• [Requirement]
Search the material and gather each line with "this" in it.

^^^^^^^^^^^^^^^^

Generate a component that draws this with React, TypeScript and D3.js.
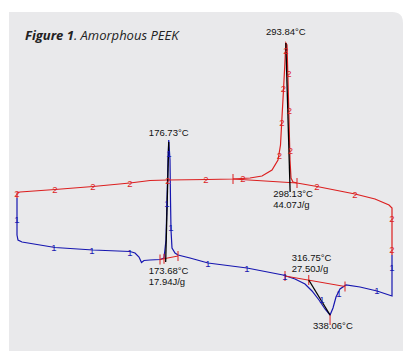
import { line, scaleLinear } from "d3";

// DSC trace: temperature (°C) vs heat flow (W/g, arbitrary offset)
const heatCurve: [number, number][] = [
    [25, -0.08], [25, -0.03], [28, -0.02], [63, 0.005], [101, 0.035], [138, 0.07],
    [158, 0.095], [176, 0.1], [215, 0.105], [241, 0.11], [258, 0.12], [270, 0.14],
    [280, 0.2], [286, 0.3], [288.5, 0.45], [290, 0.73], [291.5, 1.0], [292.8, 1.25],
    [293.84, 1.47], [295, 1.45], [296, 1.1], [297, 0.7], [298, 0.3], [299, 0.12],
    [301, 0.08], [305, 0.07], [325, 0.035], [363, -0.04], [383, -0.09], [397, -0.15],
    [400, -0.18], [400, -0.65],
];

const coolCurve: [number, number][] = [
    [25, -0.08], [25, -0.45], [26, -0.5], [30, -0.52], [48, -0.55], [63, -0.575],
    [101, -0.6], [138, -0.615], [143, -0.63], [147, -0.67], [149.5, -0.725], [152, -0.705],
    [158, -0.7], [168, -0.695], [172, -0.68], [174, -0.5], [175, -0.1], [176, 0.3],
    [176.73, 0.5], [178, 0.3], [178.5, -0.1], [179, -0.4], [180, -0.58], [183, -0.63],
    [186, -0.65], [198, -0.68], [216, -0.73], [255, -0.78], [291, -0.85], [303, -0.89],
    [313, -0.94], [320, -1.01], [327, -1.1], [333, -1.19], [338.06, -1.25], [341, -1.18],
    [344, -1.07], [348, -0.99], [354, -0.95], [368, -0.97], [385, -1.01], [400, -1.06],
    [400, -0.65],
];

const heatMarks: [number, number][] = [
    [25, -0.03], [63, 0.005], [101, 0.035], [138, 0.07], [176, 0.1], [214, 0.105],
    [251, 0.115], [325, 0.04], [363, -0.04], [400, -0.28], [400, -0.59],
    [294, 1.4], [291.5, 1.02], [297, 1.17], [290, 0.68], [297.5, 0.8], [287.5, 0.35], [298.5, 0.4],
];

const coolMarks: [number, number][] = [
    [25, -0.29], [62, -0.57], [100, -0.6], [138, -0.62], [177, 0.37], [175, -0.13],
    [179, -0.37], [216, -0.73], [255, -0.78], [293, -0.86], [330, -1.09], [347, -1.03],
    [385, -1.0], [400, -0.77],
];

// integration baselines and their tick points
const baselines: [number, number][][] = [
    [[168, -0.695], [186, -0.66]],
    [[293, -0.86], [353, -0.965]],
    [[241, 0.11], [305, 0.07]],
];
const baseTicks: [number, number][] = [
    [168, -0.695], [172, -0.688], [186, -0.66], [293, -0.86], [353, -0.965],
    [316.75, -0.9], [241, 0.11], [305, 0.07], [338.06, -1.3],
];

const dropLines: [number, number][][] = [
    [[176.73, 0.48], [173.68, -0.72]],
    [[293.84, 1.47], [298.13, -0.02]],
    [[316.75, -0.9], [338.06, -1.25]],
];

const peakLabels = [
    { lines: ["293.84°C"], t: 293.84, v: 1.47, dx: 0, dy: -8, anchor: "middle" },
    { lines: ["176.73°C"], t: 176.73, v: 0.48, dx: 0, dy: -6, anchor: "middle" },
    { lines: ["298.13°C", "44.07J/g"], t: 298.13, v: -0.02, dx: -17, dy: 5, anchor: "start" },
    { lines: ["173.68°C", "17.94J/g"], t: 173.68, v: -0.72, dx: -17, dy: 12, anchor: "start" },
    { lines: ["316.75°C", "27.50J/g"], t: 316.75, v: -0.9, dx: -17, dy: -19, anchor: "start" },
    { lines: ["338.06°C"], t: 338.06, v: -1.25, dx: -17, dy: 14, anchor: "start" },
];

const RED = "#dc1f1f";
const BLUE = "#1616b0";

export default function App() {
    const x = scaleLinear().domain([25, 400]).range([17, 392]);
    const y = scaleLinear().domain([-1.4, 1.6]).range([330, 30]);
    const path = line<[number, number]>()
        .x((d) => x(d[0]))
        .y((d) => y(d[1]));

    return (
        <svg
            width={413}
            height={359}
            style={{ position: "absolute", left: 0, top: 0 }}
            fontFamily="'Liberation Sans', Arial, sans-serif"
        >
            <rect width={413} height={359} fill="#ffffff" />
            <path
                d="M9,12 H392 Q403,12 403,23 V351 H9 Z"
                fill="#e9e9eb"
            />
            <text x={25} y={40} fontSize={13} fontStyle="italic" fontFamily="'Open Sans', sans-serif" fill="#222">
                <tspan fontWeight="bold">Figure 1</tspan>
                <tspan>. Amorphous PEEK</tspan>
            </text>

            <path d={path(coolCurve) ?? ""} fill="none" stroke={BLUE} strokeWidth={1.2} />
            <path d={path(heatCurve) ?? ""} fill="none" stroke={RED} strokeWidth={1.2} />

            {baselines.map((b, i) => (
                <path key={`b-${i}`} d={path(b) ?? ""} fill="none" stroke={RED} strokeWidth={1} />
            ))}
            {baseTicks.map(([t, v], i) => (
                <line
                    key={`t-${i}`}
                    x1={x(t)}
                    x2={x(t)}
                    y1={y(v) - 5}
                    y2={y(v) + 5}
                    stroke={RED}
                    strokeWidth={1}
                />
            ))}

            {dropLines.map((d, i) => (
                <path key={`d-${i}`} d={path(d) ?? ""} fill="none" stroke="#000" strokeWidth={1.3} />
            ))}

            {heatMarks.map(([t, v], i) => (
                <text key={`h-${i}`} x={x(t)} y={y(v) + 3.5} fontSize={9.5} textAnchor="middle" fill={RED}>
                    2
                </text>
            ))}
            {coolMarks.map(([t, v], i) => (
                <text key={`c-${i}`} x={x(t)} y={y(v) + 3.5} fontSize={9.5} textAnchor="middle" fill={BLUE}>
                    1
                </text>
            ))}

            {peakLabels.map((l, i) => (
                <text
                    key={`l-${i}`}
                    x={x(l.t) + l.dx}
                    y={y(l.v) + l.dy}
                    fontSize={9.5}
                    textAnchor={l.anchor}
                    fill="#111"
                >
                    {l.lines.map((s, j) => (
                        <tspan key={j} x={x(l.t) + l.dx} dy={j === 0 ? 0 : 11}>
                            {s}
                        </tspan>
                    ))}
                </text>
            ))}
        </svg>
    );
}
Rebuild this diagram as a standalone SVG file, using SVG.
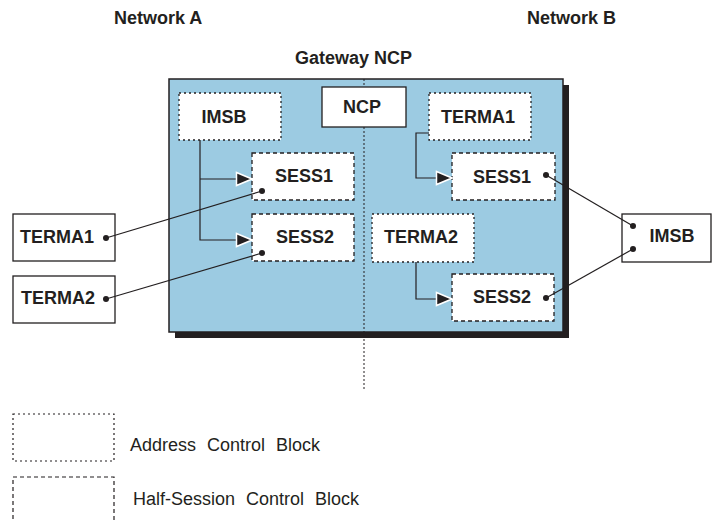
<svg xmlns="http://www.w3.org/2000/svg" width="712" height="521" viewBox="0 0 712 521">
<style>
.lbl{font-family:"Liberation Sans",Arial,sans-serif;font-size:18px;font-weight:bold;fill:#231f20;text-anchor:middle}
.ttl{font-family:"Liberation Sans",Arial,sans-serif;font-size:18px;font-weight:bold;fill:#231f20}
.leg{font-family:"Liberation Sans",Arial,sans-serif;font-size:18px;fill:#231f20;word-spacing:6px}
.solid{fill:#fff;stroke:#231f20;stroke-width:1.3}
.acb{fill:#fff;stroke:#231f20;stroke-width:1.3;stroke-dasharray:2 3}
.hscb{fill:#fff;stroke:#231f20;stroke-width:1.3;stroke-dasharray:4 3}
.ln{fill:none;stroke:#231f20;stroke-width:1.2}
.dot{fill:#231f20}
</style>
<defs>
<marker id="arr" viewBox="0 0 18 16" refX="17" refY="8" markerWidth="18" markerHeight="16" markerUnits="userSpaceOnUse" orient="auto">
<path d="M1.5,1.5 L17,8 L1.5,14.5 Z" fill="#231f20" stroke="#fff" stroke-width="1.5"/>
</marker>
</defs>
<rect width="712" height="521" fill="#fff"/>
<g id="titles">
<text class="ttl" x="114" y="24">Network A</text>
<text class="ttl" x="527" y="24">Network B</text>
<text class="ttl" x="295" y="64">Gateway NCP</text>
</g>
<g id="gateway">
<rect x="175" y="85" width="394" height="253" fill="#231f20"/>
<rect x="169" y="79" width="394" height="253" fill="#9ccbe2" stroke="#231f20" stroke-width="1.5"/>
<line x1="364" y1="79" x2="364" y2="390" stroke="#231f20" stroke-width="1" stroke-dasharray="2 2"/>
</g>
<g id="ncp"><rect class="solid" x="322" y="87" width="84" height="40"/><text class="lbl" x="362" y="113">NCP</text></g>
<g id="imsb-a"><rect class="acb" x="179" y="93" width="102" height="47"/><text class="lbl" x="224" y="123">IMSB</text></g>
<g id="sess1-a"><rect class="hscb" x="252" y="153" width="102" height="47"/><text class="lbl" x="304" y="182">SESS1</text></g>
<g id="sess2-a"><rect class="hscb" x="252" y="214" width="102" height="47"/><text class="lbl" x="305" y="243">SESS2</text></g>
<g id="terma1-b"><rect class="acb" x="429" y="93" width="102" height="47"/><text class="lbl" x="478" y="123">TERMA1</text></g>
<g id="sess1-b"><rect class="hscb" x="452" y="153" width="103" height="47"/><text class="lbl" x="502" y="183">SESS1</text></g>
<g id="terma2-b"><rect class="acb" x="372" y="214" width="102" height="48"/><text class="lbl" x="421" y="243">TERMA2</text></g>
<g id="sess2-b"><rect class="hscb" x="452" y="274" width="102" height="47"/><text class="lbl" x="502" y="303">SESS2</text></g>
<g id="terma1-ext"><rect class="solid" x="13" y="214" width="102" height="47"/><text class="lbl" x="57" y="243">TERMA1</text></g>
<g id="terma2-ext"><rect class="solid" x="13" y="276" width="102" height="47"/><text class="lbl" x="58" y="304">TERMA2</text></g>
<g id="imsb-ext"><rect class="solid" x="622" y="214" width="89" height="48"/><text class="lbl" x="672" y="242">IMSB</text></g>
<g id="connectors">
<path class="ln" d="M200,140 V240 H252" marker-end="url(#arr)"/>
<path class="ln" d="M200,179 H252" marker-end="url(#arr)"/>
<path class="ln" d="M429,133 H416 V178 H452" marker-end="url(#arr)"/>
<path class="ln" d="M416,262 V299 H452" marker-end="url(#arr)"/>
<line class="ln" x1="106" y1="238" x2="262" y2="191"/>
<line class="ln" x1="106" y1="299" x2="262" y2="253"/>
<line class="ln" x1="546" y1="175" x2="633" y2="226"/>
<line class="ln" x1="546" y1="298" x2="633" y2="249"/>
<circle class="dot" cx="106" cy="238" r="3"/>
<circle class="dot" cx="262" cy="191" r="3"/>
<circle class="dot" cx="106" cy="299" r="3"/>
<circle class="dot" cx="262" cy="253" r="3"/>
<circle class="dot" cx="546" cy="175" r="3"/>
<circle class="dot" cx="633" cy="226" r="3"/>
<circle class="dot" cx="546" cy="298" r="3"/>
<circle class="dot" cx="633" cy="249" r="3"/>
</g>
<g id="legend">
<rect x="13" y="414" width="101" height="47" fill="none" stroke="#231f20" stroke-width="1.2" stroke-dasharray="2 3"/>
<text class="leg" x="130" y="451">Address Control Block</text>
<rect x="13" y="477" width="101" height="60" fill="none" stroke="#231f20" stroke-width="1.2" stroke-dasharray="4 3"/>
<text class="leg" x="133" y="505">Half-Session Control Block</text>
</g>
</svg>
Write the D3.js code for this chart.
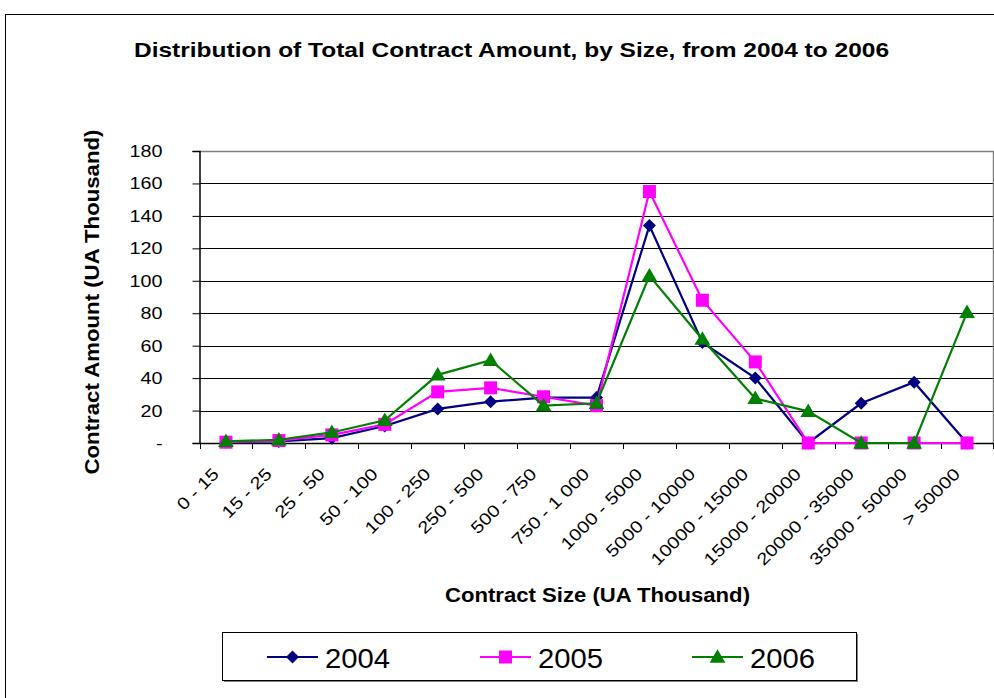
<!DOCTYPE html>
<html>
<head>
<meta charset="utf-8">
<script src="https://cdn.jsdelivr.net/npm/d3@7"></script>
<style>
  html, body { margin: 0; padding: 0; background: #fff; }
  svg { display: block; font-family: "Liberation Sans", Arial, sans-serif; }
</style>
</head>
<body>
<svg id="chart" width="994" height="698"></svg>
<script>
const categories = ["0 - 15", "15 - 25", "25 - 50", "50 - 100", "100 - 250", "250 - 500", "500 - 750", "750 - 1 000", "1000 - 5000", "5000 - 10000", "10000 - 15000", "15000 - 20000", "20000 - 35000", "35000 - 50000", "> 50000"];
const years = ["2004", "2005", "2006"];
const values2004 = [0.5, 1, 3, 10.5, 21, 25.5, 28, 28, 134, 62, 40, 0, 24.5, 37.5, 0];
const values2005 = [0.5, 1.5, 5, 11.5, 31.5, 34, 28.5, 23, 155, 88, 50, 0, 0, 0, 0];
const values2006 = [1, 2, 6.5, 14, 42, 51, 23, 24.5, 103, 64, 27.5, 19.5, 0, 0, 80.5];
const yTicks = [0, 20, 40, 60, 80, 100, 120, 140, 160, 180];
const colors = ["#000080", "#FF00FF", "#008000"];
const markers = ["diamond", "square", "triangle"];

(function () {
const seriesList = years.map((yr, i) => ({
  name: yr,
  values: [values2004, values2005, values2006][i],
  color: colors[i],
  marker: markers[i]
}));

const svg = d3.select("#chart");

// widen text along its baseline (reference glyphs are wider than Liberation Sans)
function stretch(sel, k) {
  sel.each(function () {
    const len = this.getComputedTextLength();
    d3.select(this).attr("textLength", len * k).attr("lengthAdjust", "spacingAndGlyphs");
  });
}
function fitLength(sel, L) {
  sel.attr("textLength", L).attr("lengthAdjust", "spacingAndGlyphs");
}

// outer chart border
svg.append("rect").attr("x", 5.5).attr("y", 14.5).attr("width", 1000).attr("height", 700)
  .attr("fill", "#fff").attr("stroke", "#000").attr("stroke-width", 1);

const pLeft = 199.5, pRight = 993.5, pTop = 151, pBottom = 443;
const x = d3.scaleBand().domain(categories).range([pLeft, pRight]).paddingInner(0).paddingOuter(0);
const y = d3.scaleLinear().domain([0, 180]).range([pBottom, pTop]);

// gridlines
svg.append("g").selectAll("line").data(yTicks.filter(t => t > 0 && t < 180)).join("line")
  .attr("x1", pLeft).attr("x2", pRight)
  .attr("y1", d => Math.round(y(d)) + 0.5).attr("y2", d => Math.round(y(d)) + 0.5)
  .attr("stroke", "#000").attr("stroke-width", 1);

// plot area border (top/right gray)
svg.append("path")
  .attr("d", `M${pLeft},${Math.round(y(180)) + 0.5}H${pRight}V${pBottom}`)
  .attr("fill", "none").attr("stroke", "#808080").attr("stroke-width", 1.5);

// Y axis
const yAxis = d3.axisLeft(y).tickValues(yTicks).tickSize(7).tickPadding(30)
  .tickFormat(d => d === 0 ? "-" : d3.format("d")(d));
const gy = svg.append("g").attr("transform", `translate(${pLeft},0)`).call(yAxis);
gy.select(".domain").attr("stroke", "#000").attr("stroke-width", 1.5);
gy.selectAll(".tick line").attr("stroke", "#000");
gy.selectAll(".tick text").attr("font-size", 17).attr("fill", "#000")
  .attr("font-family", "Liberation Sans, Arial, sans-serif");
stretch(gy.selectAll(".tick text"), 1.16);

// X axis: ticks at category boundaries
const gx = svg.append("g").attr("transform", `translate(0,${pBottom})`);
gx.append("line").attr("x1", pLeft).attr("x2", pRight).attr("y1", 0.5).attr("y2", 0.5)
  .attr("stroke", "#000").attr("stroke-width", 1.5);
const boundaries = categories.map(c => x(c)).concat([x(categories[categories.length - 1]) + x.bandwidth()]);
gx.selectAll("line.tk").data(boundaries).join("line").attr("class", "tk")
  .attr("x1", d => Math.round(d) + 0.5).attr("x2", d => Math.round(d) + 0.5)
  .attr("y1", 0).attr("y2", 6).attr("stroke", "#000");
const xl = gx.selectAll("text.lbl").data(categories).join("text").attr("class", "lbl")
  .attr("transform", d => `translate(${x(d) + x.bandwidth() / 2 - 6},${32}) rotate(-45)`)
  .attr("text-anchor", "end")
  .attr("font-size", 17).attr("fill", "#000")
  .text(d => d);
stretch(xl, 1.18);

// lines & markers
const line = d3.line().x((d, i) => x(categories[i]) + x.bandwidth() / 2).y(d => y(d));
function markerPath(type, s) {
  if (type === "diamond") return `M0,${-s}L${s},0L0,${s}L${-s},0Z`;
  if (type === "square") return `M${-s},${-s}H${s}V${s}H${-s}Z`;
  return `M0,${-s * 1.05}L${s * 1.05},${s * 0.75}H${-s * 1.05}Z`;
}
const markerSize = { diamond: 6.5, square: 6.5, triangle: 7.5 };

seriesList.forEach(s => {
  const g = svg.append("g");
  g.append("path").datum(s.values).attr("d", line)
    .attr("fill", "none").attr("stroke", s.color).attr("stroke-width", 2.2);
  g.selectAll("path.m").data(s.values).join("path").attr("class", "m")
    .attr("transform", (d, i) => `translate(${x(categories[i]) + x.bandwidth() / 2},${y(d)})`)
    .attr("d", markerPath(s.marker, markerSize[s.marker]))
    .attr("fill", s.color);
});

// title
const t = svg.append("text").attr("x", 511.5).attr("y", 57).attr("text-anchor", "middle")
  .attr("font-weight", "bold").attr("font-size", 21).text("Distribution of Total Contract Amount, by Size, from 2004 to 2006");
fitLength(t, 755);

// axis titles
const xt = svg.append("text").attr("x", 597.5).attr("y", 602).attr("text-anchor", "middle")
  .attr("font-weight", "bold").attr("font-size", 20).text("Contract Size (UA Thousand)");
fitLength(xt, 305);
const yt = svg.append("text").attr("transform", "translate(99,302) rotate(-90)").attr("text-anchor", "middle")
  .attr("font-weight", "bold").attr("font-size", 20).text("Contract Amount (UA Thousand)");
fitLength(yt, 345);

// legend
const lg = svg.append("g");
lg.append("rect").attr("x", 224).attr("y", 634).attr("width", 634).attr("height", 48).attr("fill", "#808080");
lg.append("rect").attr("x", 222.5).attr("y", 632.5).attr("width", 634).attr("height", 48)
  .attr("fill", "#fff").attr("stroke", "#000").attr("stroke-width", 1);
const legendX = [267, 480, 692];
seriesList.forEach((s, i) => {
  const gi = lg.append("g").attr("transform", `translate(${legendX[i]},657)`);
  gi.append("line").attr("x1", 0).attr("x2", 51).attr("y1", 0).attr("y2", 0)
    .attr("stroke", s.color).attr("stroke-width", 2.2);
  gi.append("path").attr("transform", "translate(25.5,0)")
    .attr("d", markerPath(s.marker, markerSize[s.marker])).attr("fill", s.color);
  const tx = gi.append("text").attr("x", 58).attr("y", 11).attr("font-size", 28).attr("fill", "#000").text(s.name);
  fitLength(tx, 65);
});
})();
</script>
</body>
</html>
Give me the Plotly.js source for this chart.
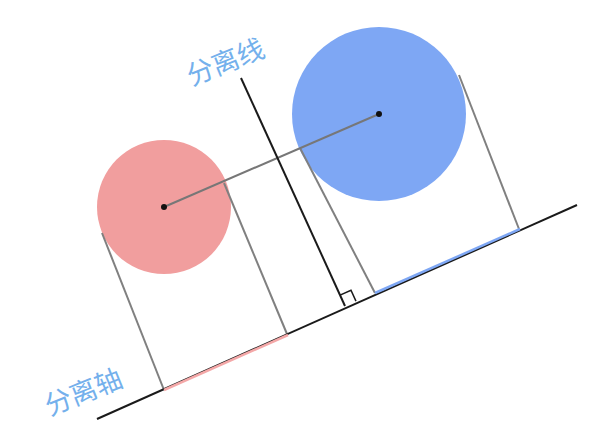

^^^^^^^^^^^^^^^^

• [Output of the task]
Generate a component that draws this with React, TypeScript and D3.js.
Rebuild this diagram as a standalone SVG file, using SVG.
Write the D3.js code for this chart.
    const len = this.getComputedTextLength();
    d3.select(this).attr("textLength", len * k).attr("lengthAdjust", "spacingAndGlyphs");
Give me the Plotly.js source for this chart.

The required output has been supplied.